**Provided material:**
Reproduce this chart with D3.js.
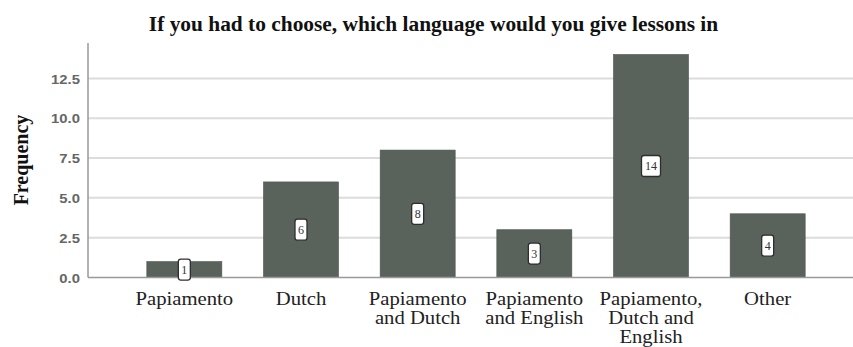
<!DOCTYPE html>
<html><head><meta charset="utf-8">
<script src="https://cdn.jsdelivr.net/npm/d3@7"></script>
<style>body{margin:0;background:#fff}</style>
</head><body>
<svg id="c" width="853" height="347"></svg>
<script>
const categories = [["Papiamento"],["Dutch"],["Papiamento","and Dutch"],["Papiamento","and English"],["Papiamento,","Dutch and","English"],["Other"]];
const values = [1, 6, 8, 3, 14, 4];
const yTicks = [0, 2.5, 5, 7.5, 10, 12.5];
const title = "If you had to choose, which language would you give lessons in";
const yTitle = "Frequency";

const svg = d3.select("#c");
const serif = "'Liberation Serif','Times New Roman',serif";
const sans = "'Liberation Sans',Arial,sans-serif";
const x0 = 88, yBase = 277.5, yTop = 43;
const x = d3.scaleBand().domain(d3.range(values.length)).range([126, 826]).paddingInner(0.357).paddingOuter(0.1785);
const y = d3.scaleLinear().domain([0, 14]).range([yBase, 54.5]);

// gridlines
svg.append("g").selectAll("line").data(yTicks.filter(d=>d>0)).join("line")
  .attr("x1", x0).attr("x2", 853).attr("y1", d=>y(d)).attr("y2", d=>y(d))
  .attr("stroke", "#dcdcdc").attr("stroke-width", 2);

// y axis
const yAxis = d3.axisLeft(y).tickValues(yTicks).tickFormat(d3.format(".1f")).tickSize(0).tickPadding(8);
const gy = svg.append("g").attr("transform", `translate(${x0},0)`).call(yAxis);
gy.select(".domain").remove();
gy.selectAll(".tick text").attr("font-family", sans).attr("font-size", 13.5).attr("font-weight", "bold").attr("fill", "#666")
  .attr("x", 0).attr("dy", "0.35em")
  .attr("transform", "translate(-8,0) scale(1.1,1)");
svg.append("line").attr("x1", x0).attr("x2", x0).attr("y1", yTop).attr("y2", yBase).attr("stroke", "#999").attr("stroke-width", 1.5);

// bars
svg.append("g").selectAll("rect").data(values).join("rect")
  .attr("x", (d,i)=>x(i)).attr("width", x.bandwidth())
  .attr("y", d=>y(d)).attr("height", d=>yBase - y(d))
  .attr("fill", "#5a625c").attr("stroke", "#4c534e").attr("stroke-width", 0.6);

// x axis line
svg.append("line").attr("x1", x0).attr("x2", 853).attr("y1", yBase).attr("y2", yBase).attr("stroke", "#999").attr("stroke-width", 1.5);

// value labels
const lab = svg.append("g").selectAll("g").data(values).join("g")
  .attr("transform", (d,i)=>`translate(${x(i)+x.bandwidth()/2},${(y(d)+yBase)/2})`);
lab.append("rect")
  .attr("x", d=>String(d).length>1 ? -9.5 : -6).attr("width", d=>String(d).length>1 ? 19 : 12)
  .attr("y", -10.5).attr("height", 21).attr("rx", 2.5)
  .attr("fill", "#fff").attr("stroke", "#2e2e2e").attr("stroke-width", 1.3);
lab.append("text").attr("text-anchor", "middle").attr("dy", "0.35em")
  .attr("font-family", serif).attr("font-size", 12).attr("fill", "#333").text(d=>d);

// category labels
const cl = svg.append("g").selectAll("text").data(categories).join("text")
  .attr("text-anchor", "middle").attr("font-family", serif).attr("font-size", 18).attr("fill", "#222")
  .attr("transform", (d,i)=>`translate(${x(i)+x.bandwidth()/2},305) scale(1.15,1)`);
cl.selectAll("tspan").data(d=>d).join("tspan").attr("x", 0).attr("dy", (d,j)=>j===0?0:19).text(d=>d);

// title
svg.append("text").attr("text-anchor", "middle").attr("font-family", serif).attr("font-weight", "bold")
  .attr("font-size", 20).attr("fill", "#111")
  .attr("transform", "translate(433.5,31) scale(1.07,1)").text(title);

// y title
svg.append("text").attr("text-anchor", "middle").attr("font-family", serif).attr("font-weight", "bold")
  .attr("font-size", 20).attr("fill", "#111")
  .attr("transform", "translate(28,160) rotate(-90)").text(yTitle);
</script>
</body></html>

**What to do:**
Restate the data above word for word. Skip every picture.

**Output for this task:**
Reproduce this chart with D3.js.
<!DOCTYPE html>
<html><head><meta charset="utf-8">
<script src="https://cdn.jsdelivr.net/npm/d3@7"></script>
<style>body{margin:0;background:#fff}</style>
</head><body>
<svg id="c" width="853" height="347"></svg>
<script>
const categories = [["Papiamento"],["Dutch"],["Papiamento","and Dutch"],["Papiamento","and English"],["Papiamento,","Dutch and","English"],["Other"]];
const values = [1, 6, 8, 3, 14, 4];
const yTicks = [0, 2.5, 5, 7.5, 10, 12.5];
const title = "If you had to choose, which language would you give lessons in";
const yTitle = "Frequency";

const svg = d3.select("#c");
const serif = "'Liberation Serif','Times New Roman',serif";
const sans = "'Liberation Sans',Arial,sans-serif";
const x0 = 88, yBase = 277.5, yTop = 43;
const x = d3.scaleBand().domain(d3.range(values.length)).range([126, 826]).paddingInner(0.357).paddingOuter(0.1785);
const y = d3.scaleLinear().domain([0, 14]).range([yBase, 54.5]);

// gridlines
svg.append("g").selectAll("line").data(yTicks.filter(d=>d>0)).join("line")
  .attr("x1", x0).attr("x2", 853).attr("y1", d=>y(d)).attr("y2", d=>y(d))
  .attr("stroke", "#dcdcdc").attr("stroke-width", 2);

// y axis
const yAxis = d3.axisLeft(y).tickValues(yTicks).tickFormat(d3.format(".1f")).tickSize(0).tickPadding(8);
const gy = svg.append("g").attr("transform", `translate(${x0},0)`).call(yAxis);
gy.select(".domain").remove();
gy.selectAll(".tick text").attr("font-family", sans).attr("font-size", 13.5).attr("font-weight", "bold").attr("fill", "#666")
  .attr("x", 0).attr("dy", "0.35em")
  .attr("transform", "translate(-8,0) scale(1.1,1)");
svg.append("line").attr("x1", x0).attr("x2", x0).attr("y1", yTop).attr("y2", yBase).attr("stroke", "#999").attr("stroke-width", 1.5);

// bars
svg.append("g").selectAll("rect").data(values).join("rect")
  .attr("x", (d,i)=>x(i)).attr("width", x.bandwidth())
  .attr("y", d=>y(d)).attr("height", d=>yBase - y(d))
  .attr("fill", "#5a625c").attr("stroke", "#4c534e").attr("stroke-width", 0.6);

// x axis line
svg.append("line").attr("x1", x0).attr("x2", 853).attr("y1", yBase).attr("y2", yBase).attr("stroke", "#999").attr("stroke-width", 1.5);

// value labels
const lab = svg.append("g").selectAll("g").data(values).join("g")
  .attr("transform", (d,i)=>`translate(${x(i)+x.bandwidth()/2},${(y(d)+yBase)/2})`);
lab.append("rect")
  .attr("x", d=>String(d).length>1 ? -9.5 : -6).attr("width", d=>String(d).length>1 ? 19 : 12)
  .attr("y", -10.5).attr("height", 21).attr("rx", 2.5)
  .attr("fill", "#fff").attr("stroke", "#2e2e2e").attr("stroke-width", 1.3);
lab.append("text").attr("text-anchor", "middle").attr("dy", "0.35em")
  .attr("font-family", serif).attr("font-size", 12).attr("fill", "#333").text(d=>d);

// category labels
const cl = svg.append("g").selectAll("text").data(categories).join("text")
  .attr("text-anchor", "middle").attr("font-family", serif).attr("font-size", 18).attr("fill", "#222")
  .attr("transform", (d,i)=>`translate(${x(i)+x.bandwidth()/2},305) scale(1.15,1)`);
cl.selectAll("tspan").data(d=>d).join("tspan").attr("x", 0).attr("dy", (d,j)=>j===0?0:19).text(d=>d);

// title
svg.append("text").attr("text-anchor", "middle").attr("font-family", serif).attr("font-weight", "bold")
  .attr("font-size", 20).attr("fill", "#111")
  .attr("transform", "translate(433.5,31) scale(1.07,1)").text(title);

// y title
svg.append("text").attr("text-anchor", "middle").attr("font-family", serif).attr("font-weight", "bold")
  .attr("font-size", 20).attr("fill", "#111")
  .attr("transform", "translate(28,160) rotate(-90)").text(yTitle);
</script>
</body></html>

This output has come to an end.